Can You Have Negative Pressure?

Pressure is a fundamental concept in physics, representing the force exerted by a substance per unit area. It describes how a force spreads across a surface, explaining why a sharp knife cuts easily, as the force is concentrated over a small area. While often discussed in terms of positive values, “negative pressure” is a commonly used term that can be confusing. This article clarifies what “negative pressure” truly means and explores its relevance in various real-world situations.

What “Negative Pressure” Really Means

The term “negative pressure” does not imply a pressure value below absolute zero, which is physically impossible. Instead, it is a relative term indicating a pressure lower than a specific reference point, most frequently atmospheric pressure. Consider elevation: a location might be “negative” 100 feet if it is 100 feet below sea level, even though its absolute height above the Earth’s center remains positive.

Pressure always exists, even in what is considered a vacuum, though it can be extremely low.

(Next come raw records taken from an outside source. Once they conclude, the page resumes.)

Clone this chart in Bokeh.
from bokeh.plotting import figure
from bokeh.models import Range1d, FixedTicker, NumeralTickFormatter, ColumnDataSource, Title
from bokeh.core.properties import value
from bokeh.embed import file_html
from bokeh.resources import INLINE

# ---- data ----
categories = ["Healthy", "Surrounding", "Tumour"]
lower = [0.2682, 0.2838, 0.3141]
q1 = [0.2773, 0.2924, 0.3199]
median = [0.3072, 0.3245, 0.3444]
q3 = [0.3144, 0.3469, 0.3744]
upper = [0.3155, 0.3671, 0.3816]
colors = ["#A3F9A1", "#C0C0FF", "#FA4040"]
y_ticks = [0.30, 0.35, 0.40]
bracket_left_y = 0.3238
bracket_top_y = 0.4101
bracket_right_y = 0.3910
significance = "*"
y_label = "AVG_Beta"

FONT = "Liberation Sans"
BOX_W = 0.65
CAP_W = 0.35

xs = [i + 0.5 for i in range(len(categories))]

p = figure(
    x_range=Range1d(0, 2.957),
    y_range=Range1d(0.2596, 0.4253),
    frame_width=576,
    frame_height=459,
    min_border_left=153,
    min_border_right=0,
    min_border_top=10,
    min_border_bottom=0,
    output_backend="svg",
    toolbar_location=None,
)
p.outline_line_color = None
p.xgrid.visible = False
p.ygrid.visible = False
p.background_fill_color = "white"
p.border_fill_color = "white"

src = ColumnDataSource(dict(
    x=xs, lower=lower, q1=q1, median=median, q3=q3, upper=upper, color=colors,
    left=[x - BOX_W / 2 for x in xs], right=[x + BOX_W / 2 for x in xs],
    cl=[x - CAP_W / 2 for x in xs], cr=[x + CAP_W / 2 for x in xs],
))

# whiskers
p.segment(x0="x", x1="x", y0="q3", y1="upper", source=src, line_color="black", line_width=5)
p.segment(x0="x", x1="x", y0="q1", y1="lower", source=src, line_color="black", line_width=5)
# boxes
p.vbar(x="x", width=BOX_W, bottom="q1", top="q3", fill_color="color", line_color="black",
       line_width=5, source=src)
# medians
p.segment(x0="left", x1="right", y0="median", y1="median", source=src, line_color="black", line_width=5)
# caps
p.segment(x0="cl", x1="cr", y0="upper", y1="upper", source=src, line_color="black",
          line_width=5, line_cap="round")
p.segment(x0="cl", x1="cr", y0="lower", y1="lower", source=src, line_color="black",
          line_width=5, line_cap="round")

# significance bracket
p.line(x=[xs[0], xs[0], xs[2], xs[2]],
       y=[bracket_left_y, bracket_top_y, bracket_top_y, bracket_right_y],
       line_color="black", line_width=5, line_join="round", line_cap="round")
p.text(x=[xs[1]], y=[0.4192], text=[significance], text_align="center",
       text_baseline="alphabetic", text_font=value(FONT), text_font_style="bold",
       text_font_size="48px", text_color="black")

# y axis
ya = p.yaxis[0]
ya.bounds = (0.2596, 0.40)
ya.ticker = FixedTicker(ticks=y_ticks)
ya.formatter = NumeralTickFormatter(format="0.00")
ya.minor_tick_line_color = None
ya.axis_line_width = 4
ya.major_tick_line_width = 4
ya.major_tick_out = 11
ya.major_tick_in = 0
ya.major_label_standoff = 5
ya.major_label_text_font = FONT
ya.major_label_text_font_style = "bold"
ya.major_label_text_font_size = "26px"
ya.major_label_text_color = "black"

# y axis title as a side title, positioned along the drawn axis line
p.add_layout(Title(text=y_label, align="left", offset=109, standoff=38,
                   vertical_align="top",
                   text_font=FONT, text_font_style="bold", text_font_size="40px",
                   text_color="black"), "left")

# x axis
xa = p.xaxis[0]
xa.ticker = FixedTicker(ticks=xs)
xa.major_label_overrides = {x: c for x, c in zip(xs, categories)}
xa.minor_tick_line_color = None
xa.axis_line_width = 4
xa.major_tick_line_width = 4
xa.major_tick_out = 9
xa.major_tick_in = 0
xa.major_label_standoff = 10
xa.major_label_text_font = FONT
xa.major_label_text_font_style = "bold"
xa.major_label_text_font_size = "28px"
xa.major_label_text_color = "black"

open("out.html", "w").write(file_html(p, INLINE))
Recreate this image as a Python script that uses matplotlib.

When a gauge measures “negative pressure,” it typically displays gauge pressure, which is the difference between the measured pressure and the surrounding atmospheric pressure. For instance, a reading of -5 PSI (pounds per square inch) means the pressure is 5 PSI below the current atmospheric pressure, not an absence of all pressure.

How Low Can Pressure Go?

The theoretical limit for pressure is absolute zero, a perfect vacuum where no particles exist and the pressure is precisely zero. Achieving a perfect vacuum is not possible in practice, as it would require removing every single atom or molecule from a space. Even in outer space, a truly perfect vacuum does not exist, with sparse particles and residual radiation present.

Scientists distinguish between a “partial vacuum” and a “hard vacuum.” A partial vacuum is a space where some air has been removed, resulting in pressure lower than atmospheric pressure. Most everyday applications of “negative pressure” involve a partial vacuum. A hard vacuum represents an extremely low-pressure environment, approaching the theoretical perfect vacuum, but still containing some sparse particles.

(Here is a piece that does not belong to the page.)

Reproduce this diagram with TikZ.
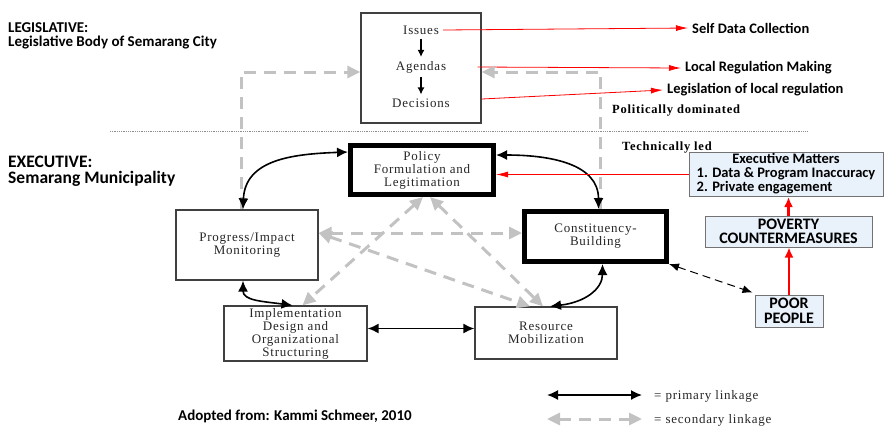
\documentclass[tikz,border=0pt]{standalone}
\usepackage{fontspec}
\setmainfont{Liberation Serif}
\newfontfamily\calibfont{Carlito}
\newfontfamily\spacedfont[LetterSpace=6]{Liberation Serif}
\usetikzlibrary{arrows.meta}
\definecolor{paleblue}{RGB}{233,241,250}
\definecolor{linkgray}{RGB}{194,194,194}

\begin{document}
\begin{tikzpicture}[x=1pt, y=-1pt]

% Styles of nodes and arrows
\tikzstyle{thinbox} = [rectangle, draw=black!75, line width=1.3pt, fill=white, text=black!85, align=center, inner sep=1pt, font=\spacedfont\fontsize{13}{13}\selectfont]
\tikzstyle{thickbox} = [thinbox, draw=black, line width=5pt]
\tikzstyle{bluebox} = [rectangle, draw=black!55, line width=1pt, fill=paleblue, align=center, inner sep=1pt]
\tikzstyle{stagetext} = [text=black!85, inner sep=4pt, font=\spacedfont\fontsize{13}{13}\selectfont]
\tikzstyle{sidetext} = [align=left, inner sep=2pt, font=\calibfont\bfseries\fontsize{15}{14}\selectfont]
\tikzstyle{redlabel} = [inner sep=4pt, font=\calibfont\bfseries\fontsize{14.5}{14}\selectfont]
\tikzstyle{serifnote} = [inner sep=0pt, font=\spacedfont\bfseries\fontsize{12.5}{13}\selectfont]
\tikzstyle{legendtext} = [inner sep=0pt, text=black!85, font=\spacedfont\fontsize{13}{13}\selectfont]
\tikzstyle{primary} = [black, line width=1.6pt, {Latex[length=11pt,width=10pt]}-{Latex[length=11pt,width=10pt]}]
\tikzstyle{secondary} = [linkgray, line width=3pt, dash pattern=on 12pt off 8pt, >={Triangle[length=13pt,width=12pt]}]
\tikzstyle{dashlink} = [black, line width=1pt, dash pattern=on 8pt off 5pt, {Latex[length=10pt,width=8pt]}-{Latex[length=10pt,width=8pt]}]
\tikzstyle{steparrow} = [black, line width=1.2pt, -{Latex[length=7pt,width=7pt]}]
\tikzstyle{redline} = [red, line width=0.8pt, -{Latex[length=12pt,width=6pt]}]
\tikzstyle{redthick} = [red, line width=2.2pt, -{Latex[length=10pt,width=9pt]}]

\useasboundingbox (0,0) rectangle (884,432);

% Legislative part
\node (legtitle) [sidetext, anchor=west] at (6,36) {LEGISLATIVE:\\Legislative Body of Semarang City};
\node (legis) [thinbox, minimum width=120pt, minimum height=110pt] at (421,68) {};
\node (issues) [stagetext] at (421,30) {Issues};
\node (agendas) [stagetext] at (421,67) {Agendas};
\node (decisions) [stagetext] at (421,103) {Decisions};
\draw [steparrow] (issues) -- (agendas);
\draw [steparrow] (agendas) -- (decisions);

\node (selfdata) [redlabel, anchor=west] at (688,28) {Self Data Collection};
\node (localreg) [redlabel, anchor=west] at (681,68) {Local Regulation Making};
\node (legisreg) [redlabel, anchor=west] at (663,90) {Legislation of local regulation};
\draw [redline] (issues.east) -- (selfdata.west);
\draw [redline] ([shift={(-4,0)}]legis.east |- agendas.center) -- (localreg.west);
\draw [redline] ([shift={(0,-4)}]legis.east |- decisions.center) -- (legisreg.west);

\node (polit) [serifnote, anchor=west] at (612,111) {Politically dominated};

% Dividing line
\coordinate (sepL) at (110,131);
\coordinate (sepR) at (808,131);
\draw [black!45, densely dotted, line width=0.8pt] (sepL) -- (sepR);

\node (techn) [serifnote, anchor=west] at (622,148) {Technically led};

% Executive part
\node (exectitle) [sidetext, anchor=west, font=\calibfont\bfseries\fontsize{17.5}{16}\selectfont] at (6,171) {EXECUTIVE:\\Semarang Municipality};
\node (policy) [thickbox, minimum width=143pt, minimum height=49pt] at (422,170) {Policy\\Formulation and\\Legitimation};
\node (progress) [thinbox, minimum width=142pt, minimum height=70pt] at (247,245) {Progress/Impact\\Monitoring};
\node (constit) [thickbox, minimum width=142pt, minimum height=50pt] at (595.5,236.5) {Constituency-\\Building};
\node (impl) [thinbox, minimum width=143pt, minimum height=55pt] at (295.5,333.5) {Implementation\\Design and\\Organizational\\Structuring};
\node (resource) [thinbox, minimum width=142pt, minimum height=52pt] at (546,333) {Resource\\Mobilization};

% Secondary linkages
\draw [secondary, ->] ([shift={(-6,0)}]progress.north) |- ([shift={(0,4)}]legis.west);
\draw [secondary, ->] ([shift={(5,0)}]constit.north) |- ([shift={(0,4)}]legis.east);
\coordinate (pe) at ([shift={(0,-12)}]progress.east);
\draw [secondary, <->] (pe) -- (pe -| constit.west);
\draw [secondary, <->] (pe) -- ([shift={(-16,0)}]resource.north);
\draw [secondary, <->] ([shift={(1,0)}]policy.south) -- ([shift={(7,0)}]impl.north);
\draw [secondary, <->] ([shift={(8,0)}]policy.south) -- ([shift={(-3,0)}]resource.north);

% Primary linkages
\draw [primary] ([shift={(-4,0)}]progress.north) .. controls +(2,-50) and +(-55,2) .. ([shift={(0,-18)}]policy.west);
\draw [primary] ([shift={(0,-15)}]policy.east) .. controls +(55,0) and +(0,-45) .. ([shift={(3,0)}]constit.north);
\draw [primary] ([shift={(-4,0)}]progress.south) .. controls +(0,20) and +(-30,-4) .. ([shift={(-3,0)}]impl.north);
\draw [primary] ([shift={(7,0)}]constit.south) .. controls +(0,25) and +(35,-4) .. ([shift={(4,0)}]resource.north);
\coordinate (ir) at ([shift={(0,-5)}]impl.east);
\draw [primary] (ir) -- (ir -| resource.west);

% Poverty side
\node (execm) [bluebox, minimum width=194pt, minimum height=43pt, font=\calibfont\bfseries\fontsize{14.5}{13}\selectfont] at (786,174.5) {\begin{tabular}{@{}l@{}}\multicolumn{1}{@{}c@{}}{Executive Matters}\\1. Data \& Program Inaccuracy\\2. Private engagement\end{tabular}};
\node (poverty) [bluebox, minimum width=167pt, minimum height=31pt, font=\calibfont\bfseries\fontsize{16}{14.5}\selectfont] at (788.5,231.5) {POVERTY\\COUNTERMEASURES};
\node (poor) [bluebox, minimum width=68pt, minimum height=32pt, font=\calibfont\bfseries\fontsize{16}{14.5}\selectfont] at (789,311) {POOR\\PEOPLE};
\draw [redline] (execm.west) -- (execm.west -| policy.east);
\draw [redthick] (poor.north) -- (poor.north |- poverty.south);
\draw [redthick] (poverty.north) -- (poverty.north |- execm.south);
\draw [dashlink] (constit.south east) -- ([shift={(-2,-2)}]poor.north west);

% Source and legend
\node (adopted) [sidetext, anchor=west] at (176,416) {Adopted from: Kammi Schmeer, 2010};
\coordinate (pa) at (547,395);
\coordinate (pb) at (642,395);
\coordinate (sa) at (547,419);
\coordinate (sb) at (642,419);
\draw [primary] (pa) -- (pb);
\draw [secondary, <->] (sa) -- (sb);
\node (primtext) [legendtext, anchor=west] at (654,396) {= primary linkage};
\node (sectext) [legendtext, anchor=west] at (654,420) {= secondary linkage};

\end{tikzpicture}
\end{document}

Where We Encounter Low Pressure

Low pressure environments are common in daily life and specialized settings. When you drink through a straw, you reduce the air pressure inside the straw by sucking, allowing the higher atmospheric pressure outside to push the liquid up into your mouth. Suction cups adhere to surfaces because pressing them down expels air, creating a lower pressure inside than the external atmospheric pressure, which then holds the cup in place. Similarly, vacuum cleaners operate by a motor spinning a fan to create a low-pressure zone, causing air and debris to rush in from the higher-pressure surroundings.

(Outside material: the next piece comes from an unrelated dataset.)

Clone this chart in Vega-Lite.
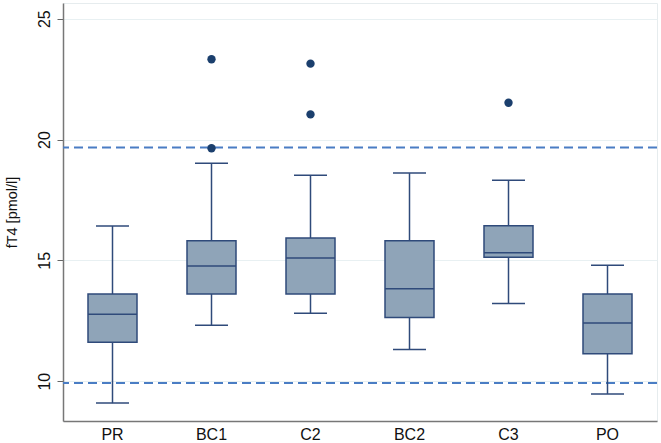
{
  "$schema": "https://vega.github.io/schema/vega-lite/v6.json",
  "autosize": "none",
  "width": 594,
  "height": 418,
  "padding": {"left": 63, "top": 3, "right": 4, "bottom": 22},
  "background": "white",
  "config": {
    "font": "Liberation Sans",
    "view": {"stroke": "#e6ecee", "strokeWidth": 1},
    "axis": {"labelFont": "Liberation Sans", "titleFont": "Liberation Sans"}
  },
  "datasets": {
    "boxes": [
      {"group": "PR", "lower": 9.09, "q1": 11.61, "median": 12.77, "q3": 13.61, "upper": 16.42},
      {"group": "BC1", "lower": 12.31, "q1": 13.61, "median": 14.76, "q3": 15.81, "upper": 19.02},
      {"group": "C2", "lower": 12.81, "q1": 13.61, "median": 15.10, "q3": 15.92, "upper": 18.52},
      {"group": "BC2", "lower": 11.31, "q1": 12.63, "median": 13.82, "q3": 15.81, "upper": 18.61},
      {"group": "C3", "lower": 13.21, "q1": 15.13, "median": 15.31, "q3": 16.43, "upper": 18.31},
      {"group": "PO", "lower": 9.47, "q1": 11.13, "median": 12.41, "q3": 13.61, "upper": 14.80}
    ],
    "outliers": [
      {"group": "BC1", "value": 23.32},
      {"group": "BC1", "value": 19.64},
      {"group": "C2", "value": 23.14},
      {"group": "C2", "value": 21.04},
      {"group": "C3", "value": 21.52}
    ],
    "refs": [
      {"ref": 19.67},
      {"ref": 9.92}
    ]
  },
  "data": {"name": "boxes"},
  "encoding": {
    "x": {
      "field": "group",
      "type": "nominal",
      "sort": ["PR", "BC1", "C2", "BC2", "C3", "PO"],
      "scale": {"paddingInner": 0, "paddingOuter": 0},
      "axis": {
        "title": null,
        "labelAngle": 0,
        "labelFontSize": 16,
        "labelColor": "#111111",
        "labelPadding": 5,
        "ticks": false,
        "domainColor": "#777777",
        "domainWidth": 1.5
      }
    }
  },
  "layer": [
    {
      "data": {"name": "refs"},
      "mark": {"type": "rule", "color": "#4a7dc4", "strokeWidth": 2, "strokeDash": [9, 5]},
      "encoding": {
        "x": null,
        "y": {
          "field": "ref",
          "type": "quantitative",
          "scale": {"domain": [8.35, 25.65], "nice": false, "zero": false},
          "axis": {
            "title": "fT4 [pmol/l]",
            "titleFontSize": 14.5,
            "titleFontWeight": "normal",
            "titleColor": "#111111",
            "titlePadding": 17,
            "values": [10, 15, 20, 25],
            "labelAngle": -90,
            "labelAlign": "center",
            "labelBaseline": "bottom",
            "labelFontSize": 16,
            "labelColor": "#111111",
            "labelPadding": 5,
            "tickSize": 6,
            "tickColor": "#666666",
            "domainColor": "#777777",
            "domainWidth": 1.5,
            "grid": true,
            "gridColor": "#e8f0f2",
            "gridWidth": 1.2
          }
        }
      }
    },
    {
      "mark": {"type": "rule", "color": "#2f4a7a", "strokeWidth": 1.5},
      "encoding": {
        "y": {"field": "lower", "type": "quantitative"},
        "y2": {"field": "upper"}
      }
    },
    {
      "mark": {"type": "tick", "color": "#2f4a7a", "size": 33, "thickness": 1.5, "opacity": 1},
      "encoding": {"y": {"field": "lower", "type": "quantitative"}}
    },
    {
      "mark": {"type": "tick", "color": "#2f4a7a", "size": 33, "thickness": 1.5, "opacity": 1},
      "encoding": {"y": {"field": "upper", "type": "quantitative"}}
    },
    {
      "mark": {"type": "bar", "fill": "#8fa4b8", "stroke": "#2f4a7a", "strokeWidth": 1.5, "size": 49},
      "encoding": {
        "y": {"field": "q1", "type": "quantitative"},
        "y2": {"field": "q3"}
      }
    },
    {
      "mark": {"type": "tick", "color": "#2f4a7a", "size": 49, "thickness": 1.5, "opacity": 1},
      "encoding": {"y": {"field": "median", "type": "quantitative"}}
    },
    {
      "data": {"name": "outliers"},
      "mark": {"type": "point", "filled": true, "color": "#1b3f6d", "size": 70, "opacity": 1},
      "encoding": {"y": {"field": "value", "type": "quantitative"}}
    }
  ]
}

Low pressure environments are also found in:

  • Hospital isolation rooms, which use negative pressure to contain airborne pathogens by ensuring air flows in from outside.
  • Cleanrooms in industries like pharmaceuticals and electronics, which can use negative pressure to contain hazardous materials.
  • Vacuum packaging, which removes air to extend food shelf life by inhibiting microbial growth and oxidation.
  • High altitudes, where fewer air molecules result in naturally lower pressure.
  • The center of weather systems like tornadoes and hurricanes, which are characterized by low pressure.

Effects of Low Pressure Environments

Exposure to low pressure environments can have various physical and physiological effects. For inanimate objects, a significant pressure differential can lead to implosion, where the higher external pressure crushes a container with lower internal pressure. Conversely, objects with sealed internal pressure, like certain packages, might burst if placed in an extremely low-pressure environment, as the internal pressure becomes much greater than the external pressure.

For living beings, low pressure can cause physiological challenges. At high altitudes, reduced atmospheric pressure means less oxygen is available for breathing, leading to symptoms like shortness of breath. Rapid decompression, such as for divers ascending too quickly or aviators in unpressurized aircraft, can cause decompression sickness (“the bends”), where dissolved gases in the body form bubbles. In the extreme vacuum of space, bodily fluids would begin to boil due to the lack of external pressure, a phenomenon called ebullism, though human skin and tissues offer some resistance. Controlled low pressure also has benefits, as seen in medical applications like negative-pressure wound therapy or industrial processes like vacuum drying and preservation.